Matthews said losing the Test was "difficult to accept" and would be a big financial hit to WA Cricket.

"We're talking (a loss of) between three to five million dollars, which is all our members' fees," Matthews said.

"We still get our grant from Cricket Australia for international cricket, but our business model is based on members.

"If there's a financial advantage in allocating that fifth Test to a particular state, we expect to receive some of that financial advantage to compensate for what we've lost.

"I'd hope we'd recover 50 per cent."

Western Australia laments loss of fifth Ashes Test

Matthews said the size of the broadcast team proved to be the major stumbling block to Perth hosting an Ashes Test this summer.

"And not just the broadcasters in Fox and Seven - there's also Hawkeye, there's Spidercam and there's DRS that only have a certain specialist group of people who follow it all around the country," Matthews said.

"They can't get here any earlier than the players. When they come to do their job, they've got to go in and out of the public areas.

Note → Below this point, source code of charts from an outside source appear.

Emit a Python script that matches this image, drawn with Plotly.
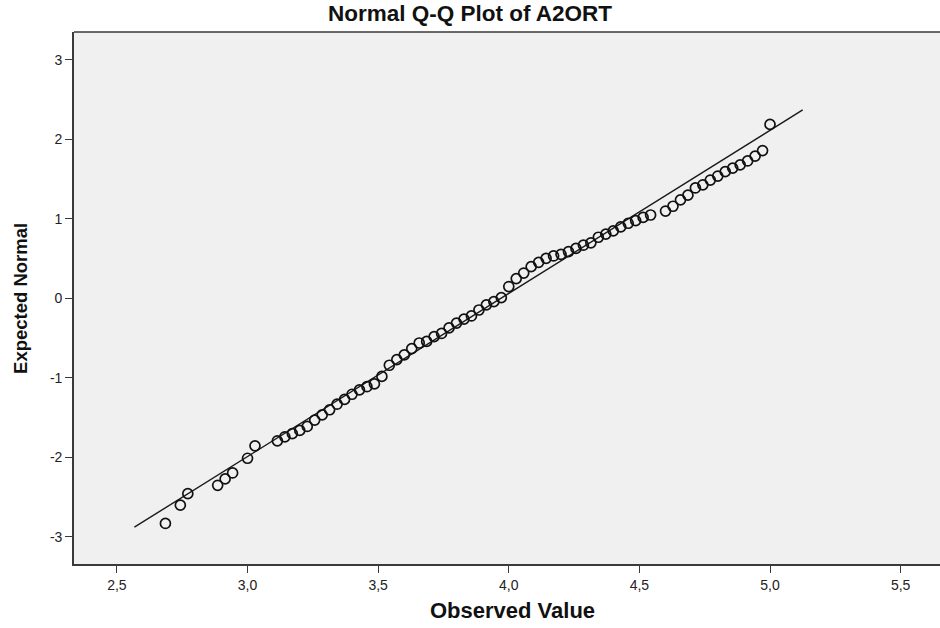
import plotly.graph_objects as go

obs_k = [94, 96, 97, 101, 102, 103, 105, 106, 109, 110, 111, 112, 113, 114, 115,
         116, 117, 118, 119, 120, 121, 122, 123, 124, 125, 126, 127, 128, 129, 130,
         131, 132, 133, 134, 135, 136, 137, 138, 139, 140, 141, 142, 143, 144, 145,
         146, 147, 148, 149, 150, 151, 152, 153, 154, 155, 156, 157, 158, 159, 161,
         162, 163, 164, 165, 166, 167, 168, 169, 170, 171, 172, 173, 174, 175]
observed = [k / 35 for k in obs_k]
expected = [-2.83, -2.60, -2.455, -2.35, -2.27, -2.195, -2.01, -1.854, -1.79, -1.74,
            -1.70, -1.66, -1.61, -1.53, -1.465, -1.40, -1.33, -1.27, -1.205, -1.15,
            -1.11, -1.075, -0.98, -0.84, -0.77, -0.71, -0.63, -0.56, -0.54, -0.48,
            -0.44, -0.37, -0.31, -0.26, -0.22, -0.145, -0.08, -0.04, 0.01, 0.15,
            0.25, 0.32, 0.40, 0.455, 0.505, 0.535, 0.556, 0.59, 0.63, 0.67,
            0.70, 0.77, 0.81, 0.85, 0.90, 0.946, 0.98, 1.02, 1.05, 1.10,
            1.16, 1.24, 1.30, 1.39, 1.43, 1.49, 1.54, 1.595, 1.64, 1.68,
            1.73, 1.79, 1.86, 2.19]

# Reference line parameters
line_mean = 3.969
line_sd = 0.4874
line_x = [2.567, 5.125]
line_y = [(v - line_mean) / line_sd for v in line_x]

x_ticks = [2.5, 3.0, 3.5, 4.0, 4.5, 5.0, 5.5]
x_tick_labels = ["2,5", "3,0", "3,5", "4,0", "4,5", "5,0", "5,5"]
y_ticks = [-3, -2, -1, 0, 1, 2, 3]
y_tick_labels = ["-3", "-2", "-1", "0", "1", "2", "3"]

FONT = "Liberation Sans, Arial, sans-serif"

fig = go.Figure()
fig.add_trace(go.Scatter(x=line_x, y=line_y, mode="lines",
                         line=dict(color="#1a1a1a", width=1.4),
                         hoverinfo="skip", showlegend=False))
fig.add_trace(go.Scatter(x=observed, y=expected, mode="markers",
                         marker=dict(symbol="circle-open", size=10,
                                     color="#111111", line=dict(width=1.7)),
                         showlegend=False))

axis_font = dict(family=FONT, size=14, color="#222222")

fig.update_layout(
    width=940, height=628,
    margin=dict(l=74, r=0, t=32, b=64),
    paper_bgcolor="white",
    plot_bgcolor="#f0f0f0",
    title=dict(text="<b>Normal Q-Q Plot of A2ORT</b>", x=0.5, xref="container",
               y=1 - 13 / 628, yref="container", yanchor="middle", xanchor="center",
               font=dict(family=FONT, size=22.5, color="#111111")),
    xaxis=dict(range=[2.3358, 5.6506], tickvals=x_ticks, ticktext=x_tick_labels,
               showgrid=False, zeroline=False, showline=True, linecolor="#3a3a3a",
               linewidth=1.6, ticks="outside", ticklen=7, tickcolor="#3a3a3a",
               tickwidth=1.4, tickfont=axis_font),
    yaxis=dict(range=[-3.340, 3.352], tickvals=y_ticks, ticktext=y_tick_labels,
               showgrid=False, zeroline=False, showline=True, linecolor="#3a3a3a",
               linewidth=1.6, ticks="outside", ticklen=7, tickcolor="#3a3a3a",
               tickwidth=1.4, tickfont=axis_font),
    shapes=[dict(type="line", xref="paper", yref="paper", x0=0, x1=1, y0=1, y1=1,
                 line=dict(color="#3a3a3a", width=1.6))],
    annotations=[
        dict(text="<b>Observed Value</b>", xref="paper", yref="paper", x=0.506,
             y=-0.0865, yanchor="middle", xanchor="center", showarrow=False,
             font=dict(family=FONT, size=22, color="#111111")),
        dict(text="<b>Expected Normal</b>", xref="paper", yref="paper", x=-0.0624,
             y=0.5, textangle=-90, xanchor="center", yanchor="middle", showarrow=False,
             font=dict(family=FONT, size=18.5, color="#111111")),
    ],
)

fig.write_html("out.html", config={"displayModeBar": False},
               post_script="document.body.style.margin='0';")
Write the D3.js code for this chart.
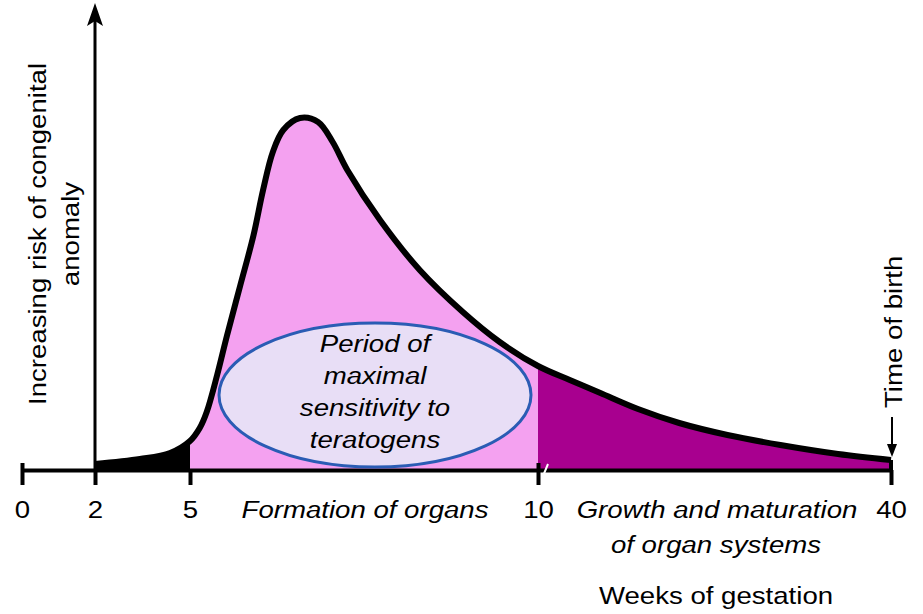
<!DOCTYPE html>
<html>
<head>
<meta charset="utf-8">
<script src="https://cdn.jsdelivr.net/npm/d3@7"></script>
<style>
  body { margin: 0; background: #fff; }
  svg { display: block; font-family: "Liberation Sans", Arial, sans-serif; }
</style>
</head>
<body>
<svg width="923" height="614"></svg>
<script>
'use strict';

// weeks of gestation and relative risk
const weeks = [2, 3.42, 4.37, 5, 5.14, 5.24, 5.39, 5.53, 5.72, 5.91, 6.05, 6.19, 6.34, 6.58, 6.84, 7.05, 7.26, 7.73, 8.3, 8.92, 9.45, 10, 12.7, 15.3, 18.5, 22, 26.1, 30.6, 35.5, 40];
const risk  = [1.5, 2.75, 4.25, 7.25, 10.5, 14.5, 23.75, 33.5, 46, 58.5, 70, 79.5, 85, 88, 87, 82, 75, 62.5, 50, 39.5, 32, 26, 22.5, 19.25, 15.25, 11.75, 8.75, 6.25, 4, 2.5];

const tickWeeks = [0, 2, 5, 10, 40];
const periods = [
  { name: 'embryo', from: 2, to: 5, color: '#000000' },
  { name: 'organs', from: 5, to: 10, color: '#f4a1f0' },
  { name: 'growth', from: 10, to: 40, color: '#a8008f' }
];
const ellipseLines = ['Period of', 'maximal', 'sensitivity to', 'teratogens'];
const yLabelLines = ['Increasing risk of congenital', 'anomaly'];

const svg = d3.select('svg');
const SX = 1.15; // the picture's text is a bit wider than the font

// broken x axis: each segment gets its own stretch
const x = d3.scaleLinear()
    .domain(tickWeeks)
    .range([22, 95, 190, 538, 891]);

const y = d3.scaleLinear()
    .domain([0, 100])
    .range([470, 70]);

const pts = weeks.map((w, i) => [w, risk[i]]);

const area = d3.area()
    .x(d => x(d[0]))
    .y0(y(0))
    .y1(d => y(d[1]))
    .curve(d3.curveCatmullRom.alpha(0.5));

const line = d3.line()
    .x(d => x(d[0]))
    .y(d => y(d[1]))
    .curve(d3.curveCatmullRom.alpha(0.5));

const defs = svg.append('defs');
periods.forEach(p => {
  defs.append('clipPath')
      .attr('id', 'clip-' + p.name)
    .append('rect')
      .attr('x', x(p.from))
      .attr('y', 0)
      .attr('width', x(p.to) - x(p.from))
      .attr('height', y(0) + 1);
});

svg.selectAll('.period')
    .data(periods)
    .enter()
    .append('path')
      .attr('class', 'period')
      .attr('d', area(pts))
      .attr('fill', d => d.color)
      .attr('clip-path', d => `url(#clip-${d.name})`);

svg.append('path')
    .attr('d', line(pts))
    .attr('fill', 'none')
    .attr('stroke', '#000')
    .attr('stroke-width', 6)
    .attr('stroke-linejoin', 'round');

// y axis with arrow head
svg.append('line')
    .attr('x1', x(2)).attr('x2', x(2))
    .attr('y1', y(0)).attr('y2', 14)
    .attr('stroke', '#000')
    .attr('stroke-width', 3);

svg.append('path')
    .attr('d', `M${x(2)},3 L${x(2) + 8},26 L${x(2)},21 L${x(2) - 8},26 Z`)
    .attr('fill', '#000');

// x axis
const xAxis = d3.axisBottom(x)
    .tickValues(tickWeeks)
    .tickFormat(d3.format('d'))
    .tickSize(15)
    .tickSizeOuter(0)
    .tickPadding(16);

const gx = svg.append('g')
    .attr('transform', `translate(0,${y(0)})`)
    .call(xAxis);

gx.select('.domain')
    .attr('stroke', '#000')
    .attr('stroke-width', 4);

gx.selectAll('.tick line')
    .attr('stroke', '#000')
    .attr('stroke-width', 4)
    .attr('y1', d => (d === 0 || d === 10) ? -7 : 0);

gx.selectAll('.tick text')
    .attr('fill', '#000')
    .attr('font-size', 24)
    .attr('font-family', '"Liberation Sans", Arial, sans-serif')
    .attr('transform', `scale(${SX},1)`);

// break mark next to 10
svg.append('line')
    .attr('x1', x(10) + 5).attr('y1', y(0) + 6)
    .attr('x2', x(10) + 10).attr('y2', y(0) - 6)
    .attr('stroke', '#fff')
    .attr('stroke-width', 2);

// end tick at 40 runs up to the curve
svg.append('line')
    .attr('x1', x(40)).attr('x2', x(40))
    .attr('y1', y(risk[risk.length - 1])).attr('y2', y(0))
    .attr('stroke', '#000')
    .attr('stroke-width', 4);

function label(str, tx, ty, opts) {
  opts = opts || {};
  const rot = opts.rotate ? ` rotate(${opts.rotate})` : '';
  return svg.append('text')
      .attr('transform', `translate(${tx},${ty})${rot} scale(${SX},1)`)
      .attr('text-anchor', opts.anchor || 'middle')
      .attr('font-size', opts.size || 24)
      .attr('font-style', opts.italic ? 'italic' : 'normal')
      .attr('fill', '#000')
      .text(str);
}

// period names under the axis
label('Formation of organs', 365, 518, { italic: true });
label('Growth and maturation', 717, 518, { italic: true });
label('of organ systems', 716, 553, { italic: true });
label('Weeks of gestation', 716, 604);

// y axis title
yLabelLines.forEach((t, i) => {
  label(t, 46 + i * 33, 234, { rotate: -90 });
});

// time of birth marker
label('Time of birth', 902, 408, { rotate: -90, anchor: 'start' });
svg.append('line')
    .attr('x1', x(40) + 1).attr('x2', x(40) + 1)
    .attr('y1', 417).attr('y2', 448)
    .attr('stroke', '#000')
    .attr('stroke-width', 2);
svg.append('path')
    .attr('d', `M${x(40) - 4},444 L${x(40) + 6},444 L${x(40) + 1},457 Z`)
    .attr('fill', '#000');

// sensitivity ellipse
svg.append('ellipse')
    .attr('cx', 375)
    .attr('cy', 395)
    .attr('rx', 156)
    .attr('ry', 72)
    .attr('fill', '#e8def6')
    .attr('stroke', '#2a5cb4')
    .attr('stroke-width', 3);

ellipseLines.forEach((t, i) => {
  label(t, 375, 352 + i * 32, { italic: true });
});
</script>
</body>
</html>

"So there's things that can't be kept away from the public and that wasn't fully known until about 10 days ago.

"I don't think we dropped the ball, but maybe we needed to dig a bit deeper into things Cricket Australia need to tell the government.

Optus Stadium in Perth, pictured here during a Test match between Australia and New Zealand.
Optus Stadium in Perth will no longer host the fifth Ashes Test. (Photo by Ryan Pierse/Getty Images)

"I'm really cranky about the fact it's the second year in a row we're missing a Test, but there's really no one to blame which makes it really hard. It's just circumstances."

Perth is scheduled to host a one-day international between Australia and New Zealand on January 30.

Even if WA's border doesn't open before then, Matthews is still hopeful that match will go ahead given the demands are much less than that of a Test match.

But the Perth Scorchers' hopes of hosting a block of BBL games at Optus Stadium appear slim.

The Scorchers open their season at home against Brisbane Heat on Wednesday and are then due to host the Hobart Hurricanes on December 20.

But a December 22 fixture in Melbourne against the Renegades could turn the Scorchers into a team too 'dirty' to be able to play more matches in Perth beyond that.

WA Cricket will put forward a proposal requesting any Scorchers' games in Covid-ravaged Melbourne be moved elsewhere.

More than four months after clouds first hovered over the fifth Test, the match's venue was finally listed as TBC on Monday with Hobart the favourite to take over.